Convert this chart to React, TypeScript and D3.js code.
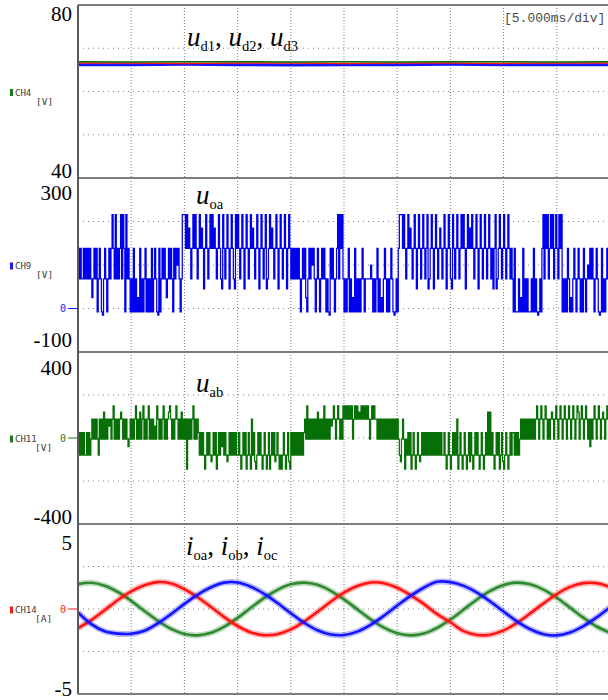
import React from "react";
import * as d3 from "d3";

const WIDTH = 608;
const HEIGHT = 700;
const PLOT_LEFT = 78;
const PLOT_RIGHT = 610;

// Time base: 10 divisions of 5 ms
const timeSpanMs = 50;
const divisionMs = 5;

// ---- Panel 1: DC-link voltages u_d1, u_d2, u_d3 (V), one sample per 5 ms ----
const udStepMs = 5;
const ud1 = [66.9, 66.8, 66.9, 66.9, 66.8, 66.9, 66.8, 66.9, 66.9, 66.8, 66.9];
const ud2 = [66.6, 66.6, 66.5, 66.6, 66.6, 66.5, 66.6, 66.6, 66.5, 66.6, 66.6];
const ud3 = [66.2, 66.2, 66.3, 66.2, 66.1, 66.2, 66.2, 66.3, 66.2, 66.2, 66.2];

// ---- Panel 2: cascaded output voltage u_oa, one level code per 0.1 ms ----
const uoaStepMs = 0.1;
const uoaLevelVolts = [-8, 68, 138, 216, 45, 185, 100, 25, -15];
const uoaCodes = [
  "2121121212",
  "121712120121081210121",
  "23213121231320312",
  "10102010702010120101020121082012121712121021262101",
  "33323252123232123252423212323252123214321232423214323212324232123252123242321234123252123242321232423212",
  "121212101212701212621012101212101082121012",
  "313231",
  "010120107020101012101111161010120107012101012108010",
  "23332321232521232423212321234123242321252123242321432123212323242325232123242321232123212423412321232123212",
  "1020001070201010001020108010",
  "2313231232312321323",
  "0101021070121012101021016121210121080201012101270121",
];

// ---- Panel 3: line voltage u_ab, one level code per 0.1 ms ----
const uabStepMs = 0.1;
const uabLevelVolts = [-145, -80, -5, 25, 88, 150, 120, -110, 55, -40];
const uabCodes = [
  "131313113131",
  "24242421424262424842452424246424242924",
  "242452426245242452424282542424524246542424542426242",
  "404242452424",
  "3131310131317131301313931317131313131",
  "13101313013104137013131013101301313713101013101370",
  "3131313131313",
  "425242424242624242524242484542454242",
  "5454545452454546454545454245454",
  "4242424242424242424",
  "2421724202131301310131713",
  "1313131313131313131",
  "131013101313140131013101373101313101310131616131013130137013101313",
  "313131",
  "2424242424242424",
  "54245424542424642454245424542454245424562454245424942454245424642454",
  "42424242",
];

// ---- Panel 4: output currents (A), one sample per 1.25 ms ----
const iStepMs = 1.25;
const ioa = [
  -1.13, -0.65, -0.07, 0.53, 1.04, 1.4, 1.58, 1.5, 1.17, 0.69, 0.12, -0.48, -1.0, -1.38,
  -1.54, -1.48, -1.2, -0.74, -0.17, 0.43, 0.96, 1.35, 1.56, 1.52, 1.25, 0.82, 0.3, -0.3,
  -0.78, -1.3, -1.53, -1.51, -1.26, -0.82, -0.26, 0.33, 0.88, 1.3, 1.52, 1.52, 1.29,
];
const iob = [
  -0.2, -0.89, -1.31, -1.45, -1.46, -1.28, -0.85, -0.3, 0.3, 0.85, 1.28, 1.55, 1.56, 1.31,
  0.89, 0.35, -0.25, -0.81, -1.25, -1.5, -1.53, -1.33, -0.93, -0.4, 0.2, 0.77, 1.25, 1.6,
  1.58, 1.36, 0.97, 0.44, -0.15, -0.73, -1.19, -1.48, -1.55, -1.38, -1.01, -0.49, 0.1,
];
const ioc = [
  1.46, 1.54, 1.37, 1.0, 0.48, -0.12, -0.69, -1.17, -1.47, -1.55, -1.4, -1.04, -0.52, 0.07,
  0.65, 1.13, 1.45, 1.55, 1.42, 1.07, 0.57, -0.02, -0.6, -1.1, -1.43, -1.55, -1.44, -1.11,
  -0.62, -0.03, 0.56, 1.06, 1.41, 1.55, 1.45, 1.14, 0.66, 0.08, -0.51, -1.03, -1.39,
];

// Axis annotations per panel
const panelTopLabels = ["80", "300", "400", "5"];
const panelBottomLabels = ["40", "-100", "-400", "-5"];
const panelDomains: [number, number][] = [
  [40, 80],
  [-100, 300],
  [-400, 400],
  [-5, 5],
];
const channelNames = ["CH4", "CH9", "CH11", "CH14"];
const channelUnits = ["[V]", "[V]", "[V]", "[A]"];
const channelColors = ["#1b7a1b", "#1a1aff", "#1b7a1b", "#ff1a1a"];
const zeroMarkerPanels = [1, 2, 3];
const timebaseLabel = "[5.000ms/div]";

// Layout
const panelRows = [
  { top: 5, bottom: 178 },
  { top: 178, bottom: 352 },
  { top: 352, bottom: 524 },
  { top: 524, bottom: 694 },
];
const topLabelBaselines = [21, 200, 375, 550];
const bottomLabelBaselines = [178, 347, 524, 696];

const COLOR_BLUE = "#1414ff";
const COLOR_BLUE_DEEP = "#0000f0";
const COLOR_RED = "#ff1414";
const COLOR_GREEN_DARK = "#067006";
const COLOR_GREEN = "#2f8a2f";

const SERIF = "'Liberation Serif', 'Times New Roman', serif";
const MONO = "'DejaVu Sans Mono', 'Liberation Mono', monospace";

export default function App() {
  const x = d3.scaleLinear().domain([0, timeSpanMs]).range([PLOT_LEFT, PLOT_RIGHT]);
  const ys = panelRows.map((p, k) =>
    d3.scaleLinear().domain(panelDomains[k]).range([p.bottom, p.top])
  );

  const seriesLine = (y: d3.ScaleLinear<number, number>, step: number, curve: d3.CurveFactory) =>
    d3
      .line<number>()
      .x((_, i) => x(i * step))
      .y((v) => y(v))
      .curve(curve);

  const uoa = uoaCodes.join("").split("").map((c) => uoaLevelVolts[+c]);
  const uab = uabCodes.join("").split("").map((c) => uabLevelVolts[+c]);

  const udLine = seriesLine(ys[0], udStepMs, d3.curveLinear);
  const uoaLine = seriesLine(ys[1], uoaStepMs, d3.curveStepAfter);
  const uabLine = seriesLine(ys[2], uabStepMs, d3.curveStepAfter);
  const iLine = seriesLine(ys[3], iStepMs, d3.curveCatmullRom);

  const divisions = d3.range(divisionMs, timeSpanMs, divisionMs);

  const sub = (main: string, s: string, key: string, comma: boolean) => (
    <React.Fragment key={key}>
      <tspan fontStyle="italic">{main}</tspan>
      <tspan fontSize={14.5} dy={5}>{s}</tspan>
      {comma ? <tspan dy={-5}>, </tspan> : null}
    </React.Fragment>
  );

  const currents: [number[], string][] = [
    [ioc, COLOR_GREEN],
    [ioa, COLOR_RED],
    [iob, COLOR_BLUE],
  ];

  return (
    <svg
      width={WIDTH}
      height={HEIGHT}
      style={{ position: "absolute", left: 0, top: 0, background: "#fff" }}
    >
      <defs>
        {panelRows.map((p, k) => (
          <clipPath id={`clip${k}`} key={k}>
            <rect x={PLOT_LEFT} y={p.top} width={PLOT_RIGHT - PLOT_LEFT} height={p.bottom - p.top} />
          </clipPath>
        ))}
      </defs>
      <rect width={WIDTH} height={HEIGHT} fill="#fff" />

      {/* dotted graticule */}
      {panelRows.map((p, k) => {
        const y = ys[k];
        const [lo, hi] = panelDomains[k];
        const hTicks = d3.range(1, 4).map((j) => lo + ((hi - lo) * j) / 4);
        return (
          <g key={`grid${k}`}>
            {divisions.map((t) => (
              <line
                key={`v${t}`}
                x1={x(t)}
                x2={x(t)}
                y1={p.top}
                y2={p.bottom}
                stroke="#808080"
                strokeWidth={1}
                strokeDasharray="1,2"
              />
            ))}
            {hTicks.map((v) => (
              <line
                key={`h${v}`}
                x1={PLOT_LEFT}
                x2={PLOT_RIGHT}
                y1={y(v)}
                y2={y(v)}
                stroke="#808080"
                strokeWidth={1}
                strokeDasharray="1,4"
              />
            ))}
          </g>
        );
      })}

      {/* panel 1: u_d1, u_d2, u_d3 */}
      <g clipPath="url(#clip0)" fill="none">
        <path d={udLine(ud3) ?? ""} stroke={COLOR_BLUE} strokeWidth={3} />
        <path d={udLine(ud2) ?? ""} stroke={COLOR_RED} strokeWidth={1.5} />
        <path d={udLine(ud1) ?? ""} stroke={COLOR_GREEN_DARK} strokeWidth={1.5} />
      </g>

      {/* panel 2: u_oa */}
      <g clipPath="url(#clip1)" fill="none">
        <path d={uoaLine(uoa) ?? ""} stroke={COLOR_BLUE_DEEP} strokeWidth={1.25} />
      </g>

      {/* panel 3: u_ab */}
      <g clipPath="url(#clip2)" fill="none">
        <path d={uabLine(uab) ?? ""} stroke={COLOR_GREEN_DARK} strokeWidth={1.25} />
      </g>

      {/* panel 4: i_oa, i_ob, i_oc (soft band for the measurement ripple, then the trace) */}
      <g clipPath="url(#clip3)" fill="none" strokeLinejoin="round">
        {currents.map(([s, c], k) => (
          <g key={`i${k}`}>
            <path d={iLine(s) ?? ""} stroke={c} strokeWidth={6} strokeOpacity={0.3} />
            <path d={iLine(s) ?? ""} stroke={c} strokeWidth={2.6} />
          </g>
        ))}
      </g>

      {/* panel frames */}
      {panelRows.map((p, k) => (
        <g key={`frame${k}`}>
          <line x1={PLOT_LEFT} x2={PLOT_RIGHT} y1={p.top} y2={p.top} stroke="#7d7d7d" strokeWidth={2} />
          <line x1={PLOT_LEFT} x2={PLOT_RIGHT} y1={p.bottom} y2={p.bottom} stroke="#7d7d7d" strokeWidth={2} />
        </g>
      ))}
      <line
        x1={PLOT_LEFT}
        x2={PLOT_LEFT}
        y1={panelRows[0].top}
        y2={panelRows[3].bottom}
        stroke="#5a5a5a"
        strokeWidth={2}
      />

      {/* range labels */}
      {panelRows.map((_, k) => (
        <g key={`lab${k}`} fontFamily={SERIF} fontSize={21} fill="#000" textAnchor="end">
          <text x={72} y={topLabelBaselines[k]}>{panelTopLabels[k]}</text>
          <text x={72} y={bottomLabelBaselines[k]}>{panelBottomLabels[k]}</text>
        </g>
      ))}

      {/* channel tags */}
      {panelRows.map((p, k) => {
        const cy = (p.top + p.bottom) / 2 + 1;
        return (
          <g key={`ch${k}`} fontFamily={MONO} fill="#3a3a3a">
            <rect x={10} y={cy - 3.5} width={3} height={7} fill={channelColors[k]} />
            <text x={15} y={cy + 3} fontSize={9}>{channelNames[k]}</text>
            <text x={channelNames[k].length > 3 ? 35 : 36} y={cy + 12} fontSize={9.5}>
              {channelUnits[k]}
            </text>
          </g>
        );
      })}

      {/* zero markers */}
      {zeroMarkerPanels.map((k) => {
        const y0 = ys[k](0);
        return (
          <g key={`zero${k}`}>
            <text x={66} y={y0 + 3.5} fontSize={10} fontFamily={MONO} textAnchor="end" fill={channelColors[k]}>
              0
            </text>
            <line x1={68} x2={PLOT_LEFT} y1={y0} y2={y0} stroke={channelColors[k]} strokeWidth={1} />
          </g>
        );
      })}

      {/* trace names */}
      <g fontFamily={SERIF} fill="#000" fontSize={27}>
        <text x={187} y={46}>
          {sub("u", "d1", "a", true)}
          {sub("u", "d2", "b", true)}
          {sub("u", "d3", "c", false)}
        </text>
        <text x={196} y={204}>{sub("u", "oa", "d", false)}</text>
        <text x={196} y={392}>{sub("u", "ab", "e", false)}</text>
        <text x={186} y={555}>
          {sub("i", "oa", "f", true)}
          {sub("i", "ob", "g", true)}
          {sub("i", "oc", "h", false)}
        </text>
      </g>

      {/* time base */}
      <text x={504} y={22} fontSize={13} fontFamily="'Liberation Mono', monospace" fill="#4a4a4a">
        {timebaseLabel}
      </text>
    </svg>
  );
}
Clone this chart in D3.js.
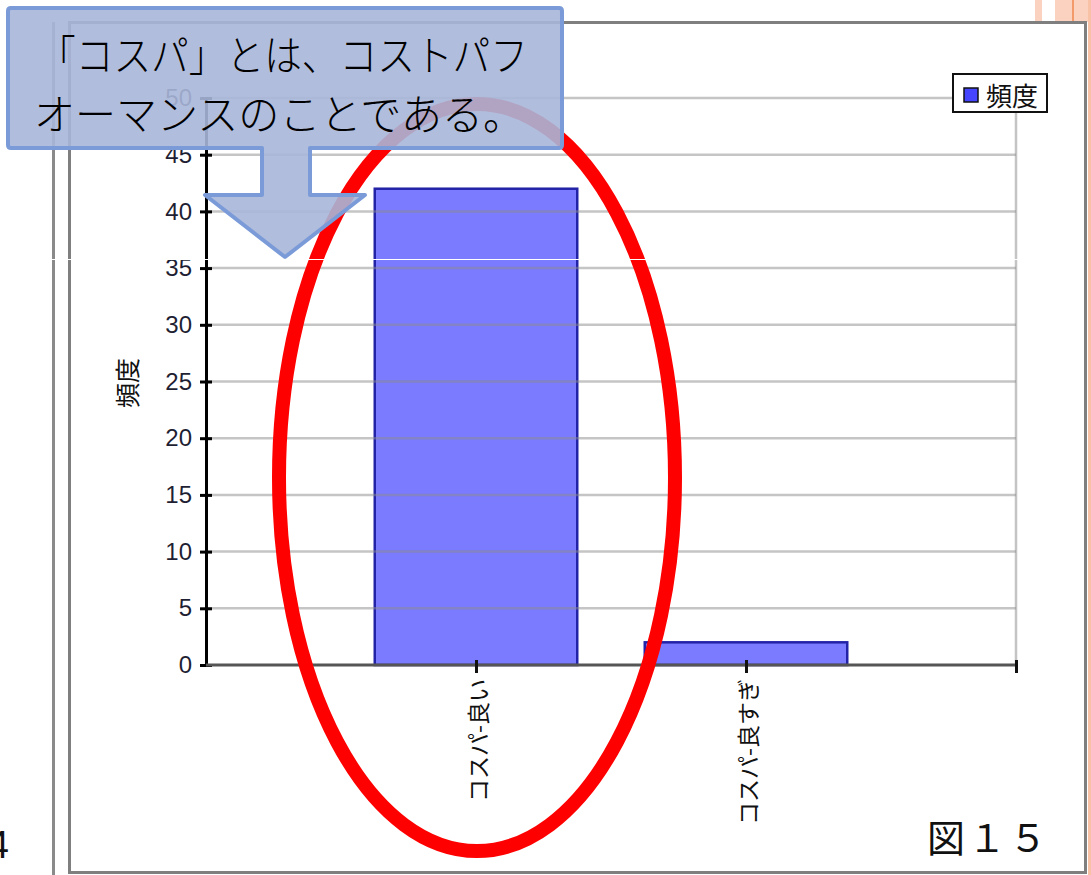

Given exercise >> Pictures stay out. Repeat only the lines from the beginning of the data through the line that has "66.2, 66.2, 66.2];".

Answer to the exercise >>
Convert this chart to React, TypeScript and D3.js code.
import React from "react";
import * as d3 from "d3";

const WIDTH = 608;
const HEIGHT = 700;
const PLOT_LEFT = 78;
const PLOT_RIGHT = 610;

// Time base: 10 divisions of 5 ms
const timeSpanMs = 50;
const divisionMs = 5;

// ---- Panel 1: DC-link voltages u_d1, u_d2, u_d3 (V), one sample per 5 ms ----
const udStepMs = 5;
const ud1 = [66.9, 66.8, 66.9, 66.9, 66.8, 66.9, 66.8, 66.9, 66.9, 66.8, 66.9];
const ud2 = [66.6, 66.6, 66.5, 66.6, 66.6, 66.5, 66.6, 66.6, 66.5, 66.6, 66.6];
const ud3 = [66.2, 66.2, 66.3, 66.2, 66.1, 66.2, 66.2, 66.3, 66.2, 66.2, 66.2];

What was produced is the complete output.